Below this line is a listing that includes pictures. Copy exactly, and only, the lines from the one containing "Write a web" through the one containing "shale', 'Massive carbonate mudstone'];"; the pictures do not go in the copy.

>> begin Dataset rows

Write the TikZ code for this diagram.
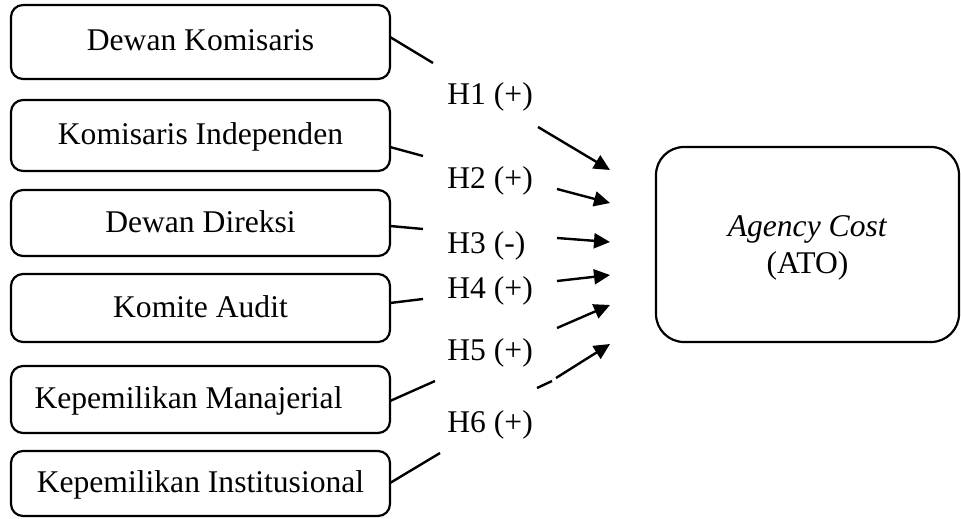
\documentclass[tikz,border=0pt]{standalone}
\usepackage{fontspec}
\setmainfont{Liberation Serif}
\usetikzlibrary{arrows.meta,calc}
\begin{document}
\begin{tikzpicture}[x=0.5pt,y=-0.5pt,
  every node/.style={font=\fontsize{15.8}{18}\selectfont},
  lbox/.style={draw,line width=1.1pt,rounded corners=6pt,minimum width=189.5pt,
    inner sep=0pt,outer sep=0pt,text height=12pt,text depth=3pt},
  rbox/.style={draw,line width=1.1pt,rounded corners=14pt,minimum width=151.5pt,
    minimum height=97.5pt,inner sep=0pt,outer sep=0pt,align=center,
    font=\fontsize{15.8}{18.5}\selectfont},
  hlab/.style={inner sep=0pt,anchor=base west},
  seg/.style={line width=1.2pt},
  arr/.style={line width=1.2pt,-{Triangle[length=8pt,width=7.5pt]}}]
\useasboundingbox (0,0) rectangle (961,518);
% left boxes
\node[lbox,minimum height=37pt]   (b1) at (200.5,42)    {Dewan Komisaris};
\node[lbox,minimum height=35.5pt] (b2) at (200.5,135.5) {Komisaris Independen};
\node[lbox,minimum height=33pt]   (b3) at (200.5,223)   {Dewan Direksi};
\node[lbox,minimum height=34pt]   (b4) at (200.5,308)   {Komite Audit};
\node[lbox,minimum height=33.5pt] (b5) at (200.5,399.5) {Kepemilikan Manajerial\kern12pt};
\node[lbox,minimum height=32.5pt] (b6) at (200.5,483.5) {Kepemilikan Institusional};
% right box
\node[rbox] (ac) at (807.5,244.5) {\rule{0pt}{13.7pt}\textit{Agency Cost}\\(ATO)};
% labels
\node[hlab] (h1) at (447,105) {H1 (+)};
\node[hlab] (h2) at (447,188) {H2 (+)};
\node[hlab] (h3) at (447,253) {H3 (-)};
\node[hlab] (h4) at (447,298) {H4 (+)};
\node[hlab] (h5) at (447,360) {H5 (+)};
\node[hlab] (h6) at (447,432) {H6 (+)};
% connector coordinates
\coordinate (e1) at (433,63);  \coordinate (a1) at (538,127); \coordinate (t1) at (610,170);
\coordinate (e2) at (423,156); \coordinate (a2) at (557,189); \coordinate (t2) at (610,203);
\coordinate (e3) at (423,229); \coordinate (a3) at (557,238); \coordinate (t3) at (610,242);
\coordinate (e4) at (423,299); \coordinate (a4) at (557,281); \coordinate (t4) at (610,275);
\coordinate (e5) at (435,381); \coordinate (a5) at (557,328); \coordinate (t5) at (610,305);
\coordinate (e6) at (440,453); \coordinate (m6) at (537,388); \coordinate (n6) at (552,381);
\coordinate (a6) at (556,378); \coordinate (t6) at (610,344);
% connectors
\draw[seg] ($(b1.east)+(0,-5)$) -- (e1);
\draw[arr] (a1) -- (t1);
\draw[seg] ($(b2.east)+(0,11.5)$) -- (e2);
\draw[arr] (a2) -- (t2);
\draw[seg] ($(b3.east)+(0,3)$) -- (e3);
\draw[arr] (a3) -- (t3);
\draw[seg] ($(b4.east)+(0,-5)$) -- (e4);
\draw[arr] (a4) -- (t4);
\draw[seg] ($(b5.east)+(0,1.5)$) -- (e5);
\draw[arr] (a5) -- (t5);
\draw[seg] ($(b6.east)+(0,-0.5)$) -- (e6);
\draw[seg] (m6) -- (n6);
\draw[arr] (a6) -- (t6);
\end{tikzpicture}
\end{document}
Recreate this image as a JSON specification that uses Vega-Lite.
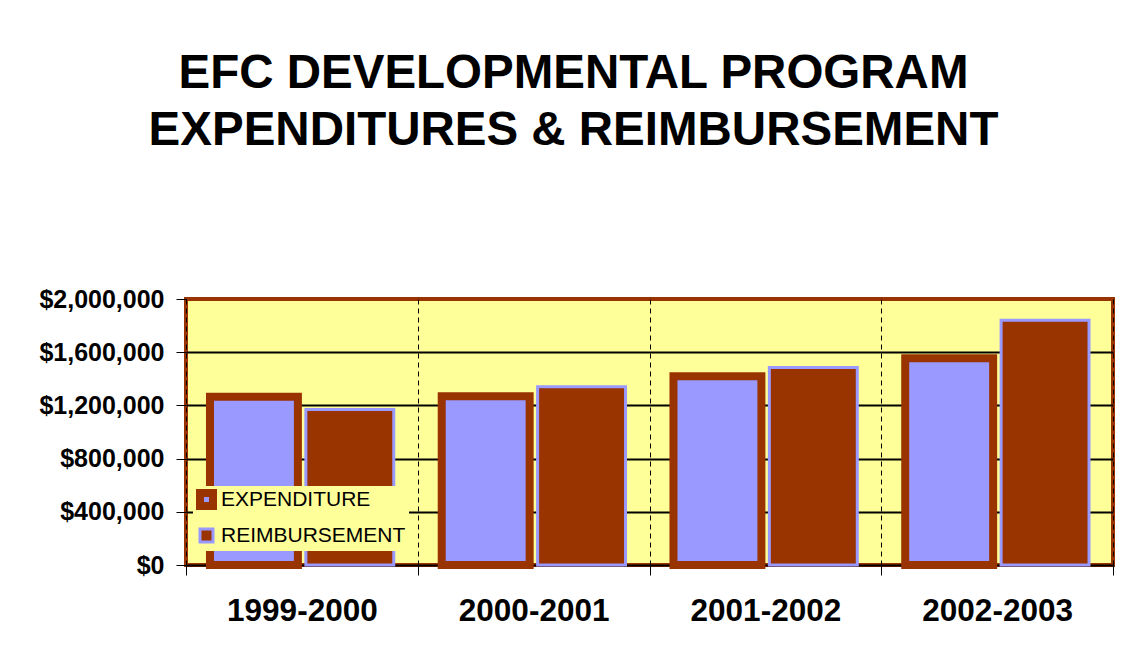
{
  "$schema": "https://vega.github.io/schema/vega-lite/v6.json",
  "width": 927,
  "height": 266,
  "autosize": {"type": "none"},
  "padding": {"left": 186, "top": 299, "right": 14, "bottom": 97},
  "background": "white",
  "title": {
    "text": ["EFC DEVELOPMENTAL PROGRAM", "EXPENDITURES & REIMBURSEMENT"],
    "font": "Liberation Sans",
    "fontSize": 47.5,
    "fontWeight": "bold",
    "color": "black",
    "anchor": "middle",
    "dx": -76,
    "offset": 133,
    "lineHeight": 57
  },
  "data": {
    "values": [
      {"year": "1999-2000", "series": "EXPENDITURE", "amount": 1265000},
      {"year": "1999-2000", "series": "REIMBURSEMENT", "amount": 1170000},
      {"year": "2000-2001", "series": "EXPENDITURE", "amount": 1268000},
      {"year": "2000-2001", "series": "REIMBURSEMENT", "amount": 1340000},
      {"year": "2001-2002", "series": "EXPENDITURE", "amount": 1420000},
      {"year": "2001-2002", "series": "REIMBURSEMENT", "amount": 1485000},
      {"year": "2002-2003", "series": "EXPENDITURE", "amount": 1555000},
      {"year": "2002-2003", "series": "REIMBURSEMENT", "amount": 1840000}
    ]
  },
  "mark": {"type": "bar", "fillOpacity": 1},
  "encoding": {
    "x": {
      "field": "year",
      "type": "nominal",
      "scale": {"paddingInner": 0, "paddingOuter": 0},
      "axis": {
        "title": null,
        "labelAngle": 0,
        "tickBand": "extent",
        "grid": true,
        "gridDash": [5, 4],
        "gridColor": "black",
        "gridWidth": 1,
        "gridOpacity": 1,
        "tickColor": "black",
        "tickSize": 10,
        "domain": false,
        "labelFont": "Liberation Sans",
        "labelFontSize": 31.5,
        "labelFontWeight": "bold",
        "labelColor": "black",
        "labelPadding": 20
      }
    },
    "xOffset": {
      "field": "series",
      "type": "nominal",
      "scale": {"domain": ["EXPENDITURE", "REIMBURSEMENT"], "paddingInner": 0.083, "paddingOuter": 0.25}
    },
    "y": {
      "field": "amount",
      "type": "quantitative",
      "scale": {"domain": [0, 2000000], "nice": false},
      "axis": {
        "title": null,
        "values": [0, 400000, 800000, 1200000, 1600000, 2000000],
        "format": "$,.0f",
        "labelFont": "Liberation Sans",
        "labelFontSize": 25,
        "labelFontWeight": "bold",
        "labelColor": "black",
        "labelPadding": 12,
        "tickColor": "black",
        "tickSize": 10,
        "domain": false,
        "grid": true,
        "gridColor": {"condition": {"test": "datum.value === 2000000", "value": "transparent"}, "value": "black"},
        "gridWidth": 2,
        "gridOpacity": 1
      }
    },
    "fill": {
      "field": "series",
      "type": "nominal",
      "scale": {"domain": ["EXPENDITURE", "REIMBURSEMENT"], "range": ["#9999FF", "#993300"]},
      "legend": {
        "orient": "none",
        "legendX": 7,
        "legendY": 187,
        "fillColor": "#FFFF99",
        "padding": 3,
        "title": null,
        "symbolType": "square",
        "symbolSize": 169,
        "symbolOpacity": 1,
        "labelFont": "Liberation Sans",
        "labelFontSize": 21,
        "labelLimit": 400,
        "labelColor": "black",
        "labelOffset": 4,
        "rowPadding": 1,
        "encode": {
          "symbols": {
            "update": {
              "stroke": {"signal": "datum.value === 'EXPENDITURE' ? '#993300' : '#9999FF'"},
              "strokeWidth": {"signal": "datum.value === 'EXPENDITURE' ? 8 : 3"}
            }
          }
        }
      }
    },
    "stroke": {
      "field": "series",
      "type": "nominal",
      "scale": {"domain": ["EXPENDITURE", "REIMBURSEMENT"], "range": ["#993300", "#9999FF"]},
      "legend": null
    },
    "strokeWidth": {
      "condition": {"test": "datum.series === 'EXPENDITURE'", "value": 8},
      "value": 3
    }
  },
  "config": {
    "view": {"fill": "#FFFF99", "stroke": "#993300", "strokeWidth": 4}
  }
}
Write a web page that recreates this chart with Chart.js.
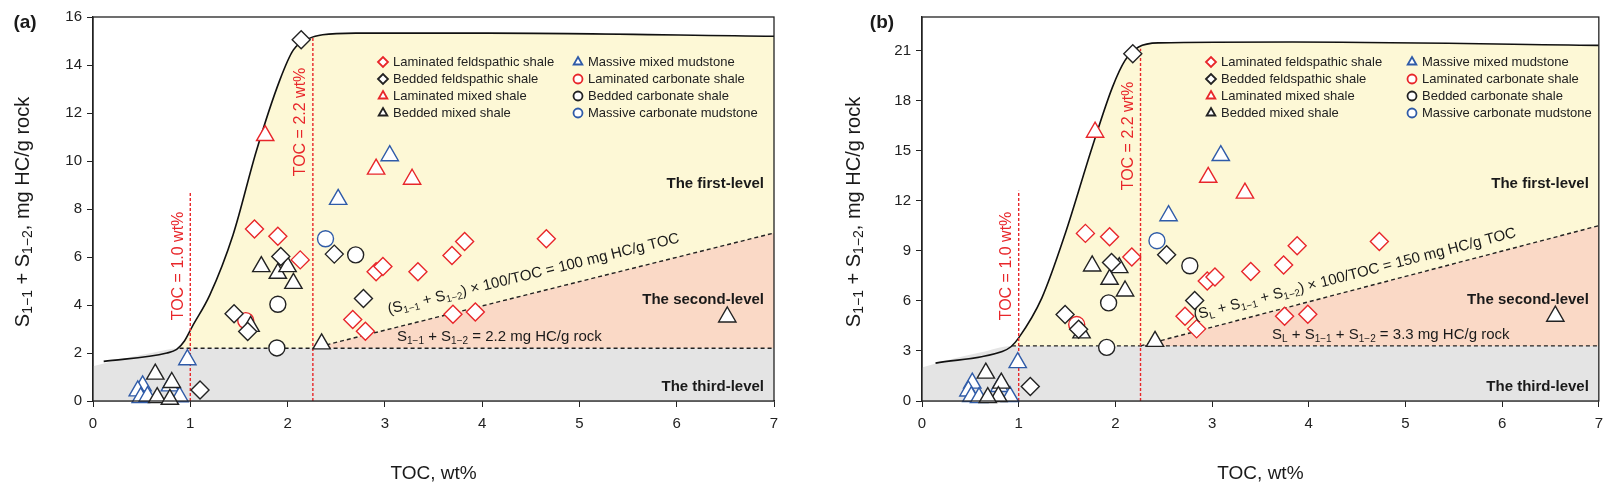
<!DOCTYPE html>
<html>
<head>
<meta charset="utf-8">
<script src="https://cdn.jsdelivr.net/npm/chart.js@4/dist/chart.umd.min.js"></script>
<style>
  body { margin: 0; background: #fff; }
  .wrap { position: absolute; top: 0; height: 484px; }
</style>
</head>
<body>
<div class="wrap" style="left:0;width:806px"><canvas id="chartA" width="806" height="484"></canvas></div>
<div class="wrap" style="left:806px;width:805px"><canvas id="chartB" width="805" height="484"></canvas></div>
<script>
// ---- data ----
const xTicks = [0, 1, 2, 3, 4, 5, 6, 7];
const yTicksA = [0, 2, 4, 6, 8, 10, 12, 14, 16];
const yTicksB = [0, 3, 6, 9, 12, 15, 18, 21];

const seriesNames = ['Laminated feldspathic shale', 'Bedded feldspathic shale', 'Laminated mixed shale', 'Bedded mixed shale',
    'Massive mixed mudstone', 'Laminated carbonate shale', 'Bedded carbonate shale', 'Massive carbonate mudstone'];

// panel (a)
const lamFeldA = [[1.66,7.17],[1.90,6.86],[2.13,5.88],[2.67,3.40],[2.80,2.91],[2.91,5.39],[2.98,5.60],[3.34,5.39],[3.69,6.06],[3.82,6.65],[3.70,3.61],[3.93,3.71],[4.66,6.76]];
const bedFeldA = [[2.14,15.05],[1.93,6.02],[2.48,6.12],[2.78,4.27],[1.45,3.64],[1.59,2.90],[1.10,0.46]];
const lamMixA = [[1.77,11.06],[2.91,9.66],[3.28,9.24]];
const bedMixA = [[1.73,5.60],[1.90,5.32],[2.00,5.60],[2.06,4.90],[1.62,3.11],[2.35,2.38],[0.64,1.12],[0.81,0.77],[0.66,0.14],[0.79,0.07],[6.52,3.50]];
const masMixA = [[2.52,8.40],[3.05,10.22],[0.97,1.72],[0.51,0.63],[0.46,0.42],[0.49,0.14],[0.56,0.18],[0.79,0.63],[0.89,0.18]];
const lamCarbA = [[1.57,3.35]];
const bedCarbA = [[1.90,4.03],[2.70,6.09],[1.89,2.21]];
const masCarbA = [[2.39,6.76]];
const curveA = [[0.11,1.65],[0.76,2.00],[0.86,2.15],[0.94,2.5],[1.02,3.1],[1.2,4.41],[1.44,6.93],[1.68,10.43],[1.92,13.37],[2.06,14.63],[2.23,15.12],[2.36,15.26],[2.7,15.33],[4.06,15.33],[7,15.2]];
const greyTopA = [[0,1.45],[0.3,1.75],[0.6,2.0],[0.89,2.2],[7,2.2]];
const levelA = 2.2;   // S1-1 + S1-2 = 2.2
const ratioA = 1.0;   // 100 mg HC/g TOC
const tocLine1A = 8.75, tocLine2A = 15.15;

// panel (b)
const lamFeldB = [[1.69,10.04],[1.94,9.84],[2.17,8.63],[2.95,7.19],[3.03,7.43],[3.40,7.75],[3.74,8.15],[3.88,9.30],[4.73,9.56],[2.72,5.08],[2.84,4.32],[3.75,5.07],[3.99,5.19]];
const bedFeldB = [[2.18,20.8],[1.96,8.29],[2.53,8.76],[2.82,6.02],[1.48,5.18],[1.62,4.30],[1.12,0.87]];
const lamMixB = [[1.79,16.1],[2.96,13.4],[3.34,12.45]];
const bedMixB = [[1.76,8.09],[2.04,7.99],[1.94,7.29],[2.10,6.59],[1.65,4.08],[2.41,3.57],[0.66,1.67],[0.82,1.07],[0.79,0.26],[0.68,0.20],[6.55,5.08]];
const masMixB = [[2.55,11.1],[3.09,14.7],[0.99,2.30],[0.52,1.07],[0.48,0.60],[0.51,0.26],[0.59,0.20],[0.80,0.87],[0.91,0.26]];
const lamCarbB = [[1.60,4.58]];
const bedCarbB = [[1.93,5.88],[2.77,8.10],[1.91,3.21]];
const masCarbB = [[2.43,9.60]];
const curveB = [[0.14,2.27],[0.83,2.97],[0.92,3.25],[1.0,3.78],[1.24,6.18],[1.48,10.0],[1.76,15.2],[1.97,18.8],[2.1,20.4],[2.24,21.2],[2.45,21.45],[3.83,21.5],[7,21.3]];
const greyTopB = [[0,2.0],[0.3,2.5],[0.6,2.9],[0.93,3.3],[7,3.3]];
const levelB = 3.3;
const ratioB = 1.5;   // 150 mg HC/g TOC
const tocLine1B = 12.6, tocLine2B = 21.1;

const toc1 = 1.0, toc2 = 2.26;

const RED = '#e8262a', BLACK = '#222222', BLUE = '#2f5ba8';
const FONT = '"Liberation Sans", Arial, sans-serif';

function pts(arr) { return arr.map(p => ({ x: p[0], y: p[1] })); }

const markerStyles = [
    { style: 'rectRot', color: RED, r: 9 },
    { style: 'rectRot', color: BLACK, r: 9 },
    { style: 'triangle', color: RED, r: 10 },
    { style: 'triangle', color: BLACK, r: 10 },
    { style: 'triangle', color: BLUE, r: 10 },
    { style: 'circle', color: RED, r: 8 },
    { style: 'circle', color: BLACK, r: 8 },
    { style: 'circle', color: BLUE, r: 8 }
];

// draw text with subscript parts: [[text, isSub], ...]
function richWidth(ctx, parts, size) {
    let w = 0;
    parts.forEach(p => {
        ctx.font = (p[1] ? Math.round(size * 0.68) : size) + 'px ' + FONT;
        w += ctx.measureText(p[0]).width;
    });
    return w;
}
function drawRich(ctx, parts, x, y, size, align) {
    let w = richWidth(ctx, parts, size);
    let cx = align === 'center' ? x - w / 2 : (align === 'right' ? x - w : x);
    ctx.textBaseline = 'middle';
    ctx.textAlign = 'left';
    parts.forEach(p => {
        ctx.font = (p[1] ? Math.round(size * 0.68) : size) + 'px ' + FONT;
        ctx.fillText(p[0], cx, p[1] ? y + size * 0.28 : y);
        cx += ctx.measureText(p[0]).width;
    });
}

function makePanel(id, o) {
    const scatterSets = o.series.map((s, i) => ({
        type: 'scatter',
        label: seriesNames[i],
        data: pts(s),
        pointStyle: markerStyles[i].style,
        pointRadius: markerStyles[i].r,
        pointBackgroundColor: '#ffffff',
        pointBorderColor: markerStyles[i].color,
        pointBorderWidth: 1.4,
        clip: false,
        order: 1
    }));
    const yellowPts = o.curve.filter(p => p[1] >= o.level - 0.06);
    const regionSets = [
        { data: pts(yellowPts), backgroundColor: '#fdf8d6', fill: { value: o.level }, borderWidth: 0, order: 9, cubicInterpolationMode: 'monotone' },
        { data: [{ x: toc2, y: o.level }, { x: 7, y: 7 * o.ratio }], backgroundColor: '#fad9c6', fill: { value: o.level }, borderWidth: 0, order: 8 },
        { data: pts(o.greyTop), backgroundColor: '#e4e4e4', fill: 'origin', borderWidth: 0, order: 7, cubicInterpolationMode: 'monotone' },
        { data: pts(o.curve), borderColor: '#111', borderWidth: 1.6, fill: false, order: 5, cubicInterpolationMode: 'monotone' },
        { data: [{ x: o.greyTop[3][0], y: o.level }, { x: 7, y: o.level }], borderColor: '#222', borderWidth: 1.4, borderDash: [4, 3], fill: false, order: 5 },
        { data: [{ x: toc2, y: o.level }, { x: 7, y: 7 * o.ratio }], borderColor: '#222', borderWidth: 1.4, borderDash: [4, 3], fill: false, order: 5 },
        { data: [{ x: toc1, y: 0 }, { x: toc1, y: o.top1 }], borderColor: RED, borderWidth: 1.4, borderDash: [3, 2], fill: false, order: 4 },
        { data: [{ x: toc2, y: 0 }, { x: toc2, y: o.top2 }], borderColor: RED, borderWidth: 1.4, borderDash: [3, 2], fill: false, order: 4 }
    ].map(d => Object.assign({ type: 'line', pointRadius: 0, label: '' }, d));

    const overlay = {
        id: 'overlay',
        afterDraw(chart) {
            const ctx = chart.ctx;
            const a = chart.chartArea;
            ctx.save();
            // frame
            ctx.strokeStyle = '#222';
            ctx.lineWidth = 1.3;
            ctx.strokeRect(a.left, a.top, a.right - a.left, a.bottom - a.top);
            ctx.fillStyle = '#1a1a1a';
            // panel letter
            ctx.font = 'bold 19px ' + FONT;
            ctx.textAlign = 'center';
            ctx.textBaseline = 'middle';
            ctx.fillText(o.letter, o.letterX, 23);
            // x title
            ctx.font = '19px ' + FONT;
            ctx.fillText('TOC, wt%', (a.left + a.right) / 2, 474);
            // y title
            ctx.save();
            ctx.translate(o.yTitleX, 212);
            ctx.rotate(-Math.PI / 2);
            drawRich(ctx, [['S', 0], ['1\u22121', 1], [' + S', 0], ['1\u22122', 1], [', mg HC/g rock', 0]], 0, 0, 20, 'center');
            ctx.restore();
            // legend
            seriesNames.forEach((n, i) => {
                const col = i < 4 ? 0 : 1;
                const row = i % 4;
                const mx = o.legX[col], my = o.legY + row * 17;
                const m = markerStyles[i];
                ctx.fillStyle = '#fff'; ctx.strokeStyle = m.color; ctx.lineWidth = 1.8;
                Chart.helpers.drawPoint(ctx, { pointStyle: m.style, radius: m.style === 'circle' ? 4.5 : 5, borderWidth: 1.8 }, mx, my);
                ctx.fillStyle = '#222';
                ctx.font = '13px ' + FONT;
                ctx.textAlign = 'left';
                ctx.textBaseline = 'middle';
                ctx.fillText(n, mx + 10, my);
            });
            // level labels
            const xs = chart.scales.x, ys = chart.scales.y;
            ctx.fillStyle = '#1a1a1a';
            ctx.font = 'bold 15px ' + FONT;
            ctx.textAlign = 'right';
            ctx.fillText('The first-level', a.right - 10, 184);
            ctx.fillText('The second-level', a.right - 10, 300);
            ctx.fillText('The third-level', a.right - 10, 387);
            // TOC labels
            ctx.fillStyle = RED;
            ctx.font = '16px ' + FONT;
            ctx.textAlign = 'center';
            [[toc1, o.tocLab1], [toc2, o.tocLab2]].forEach(t => {
                ctx.save();
                ctx.translate(xs.getPixelForValue(t[0]) - 12, t[1][1]);
                ctx.rotate(-Math.PI / 2);
                ctx.fillText(t[1][0], 0, 0);
                ctx.restore();
            });
            // formulas
            ctx.fillStyle = '#1a1a1a';
            drawRich(ctx, o.levelText, o.levelTextX, ys.getPixelForValue(o.level) - 11, 15, 'left');
            const x0 = xs.getPixelForValue(2.8), x1 = xs.getPixelForValue(6.6);
            const ang = Math.atan2(ys.getPixelForValue(6.6 * o.ratio) - ys.getPixelForValue(2.8 * o.ratio), x1 - x0);
            ctx.save();
            ctx.translate(o.slopeX, o.slopeY);
            ctx.rotate(ang);
            drawRich(ctx, o.slopeText, 0, 0, 15, 'left');
            ctx.restore();
            ctx.restore();
        }
    };

    return new Chart(document.getElementById(id), {
        type: 'scatter',
        data: { datasets: regionSets.concat(scatterSets) },
        options: {
            responsive: false,
            animation: false,
            layout: { padding: { left: 0, right: o.padRight, top: 17, bottom: 0 } },
            plugins: { legend: { display: false }, tooltip: { enabled: false } },
            scales: {
                x: {
                    type: 'linear', min: 0, max: 7,
                    afterBuildTicks: s => { s.ticks = xTicks.map(v => ({ value: v })); },
                    afterFit: s => { s.height = 83; },
                    grid: { drawOnChartArea: false, drawTicks: true, tickLength: 6, color: '#222' },
                    border: { color: '#222', width: 1.3 },
                    ticks: { color: '#222', font: { size: 15, family: FONT }, padding: 8 }
                },
                y: {
                    type: 'linear', min: 0, max: o.yMax,
                    afterBuildTicks: s => { s.ticks = o.yTicks.map(v => ({ value: v })); },
                    afterFit: s => { s.width = o.yWidth; },
                    grid: { drawOnChartArea: false, drawTicks: true, tickLength: 6, color: '#222' },
                    border: { color: '#222', width: 1.3 },
                    ticks: { color: '#222', font: { size: 15, family: FONT }, padding: 5 }
                }
            }
        },
        plugins: [overlay]
    });
}

makePanel('chartA', {
    series: [lamFeldA, bedFeldA, lamMixA, bedMixA, masMixA, lamCarbA, bedCarbA, masCarbA],
    curve: curveA, greyTop: greyTopA, level: levelA, ratio: ratioA, top1: tocLine1A, top2: tocLine2A,
    yMax: 16, yTicks: yTicksA, yWidth: 93, padRight: 32,
    letter: '(a)', letterX: 25, yTitleX: 23,
    legX: [383, 578], legY: 62,
    tocLab1: ['TOC = 1.0 wt%', 266], tocLab2: ['TOC = 2.2 wt%', 122],
    levelText: [['S', 0], ['1\u22121', 1], [' + S', 0], ['1\u22122', 1], [' = 2.2 mg HC/g rock', 0]], levelTextX: 397,
    slopeText: [['(S', 0], ['1\u22121', 1], [' + S', 0], ['1\u22122', 1], [') \u00d7 100/TOC = 100 mg HC/g TOC', 0]],
    slopeX: 388, slopeY: 310
});

makePanel('chartB', {
    series: [lamFeldB, bedFeldB, lamMixB, bedMixB, masMixB, lamCarbB, bedCarbB, masCarbB],
    curve: curveB, greyTop: greyTopB, level: levelB, ratio: ratioB, top1: tocLine1B, top2: tocLine2B,
    yMax: 23, yTicks: yTicksB, yWidth: 116, padRight: 8,
    letter: '(b)', letterX: 76, yTitleX: 48,
    legX: [405, 606], legY: 62,
    tocLab1: ['TOC = 1.0 wt%', 266], tocLab2: ['TOC = 2.2 wt%', 136],
    levelText: [['S', 0], ['L', 1], [' + S', 0], ['1\u22121', 1], [' + S', 0], ['1\u22122', 1], [' = 3.3 mg HC/g rock', 0]], levelTextX: 466,
    slopeText: [['(S', 0], ['L', 1], [' + S', 0], ['1\u22121', 1], [' + S', 0], ['1\u22122', 1], [') \u00d7 100/TOC = 150 mg HC/g TOC', 0]],
    slopeX: 388, slopeY: 316
});
</script>
</body>
</html>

>> end Dataset rows

Result of this task =
Write a web page that recreates this chart with Chart.js.
<!DOCTYPE html>
<html>
<head>
<meta charset="utf-8">
<script src="https://cdn.jsdelivr.net/npm/chart.js@4/dist/chart.umd.min.js"></script>
<style>
  body { margin: 0; background: #fff; }
  .wrap { position: absolute; top: 0; height: 484px; }
</style>
</head>
<body>
<div class="wrap" style="left:0;width:806px"><canvas id="chartA" width="806" height="484"></canvas></div>
<div class="wrap" style="left:806px;width:805px"><canvas id="chartB" width="805" height="484"></canvas></div>
<script>
// ---- data ----
const xTicks = [0, 1, 2, 3, 4, 5, 6, 7];
const yTicksA = [0, 2, 4, 6, 8, 10, 12, 14, 16];
const yTicksB = [0, 3, 6, 9, 12, 15, 18, 21];

const seriesNames = ['Laminated feldspathic shale', 'Bedded feldspathic shale', 'Laminated mixed shale', 'Bedded mixed shale',
    'Massive mixed mudstone', 'Laminated carbonate shale', 'Bedded carbonate shale', 'Massive carbonate mudstone'];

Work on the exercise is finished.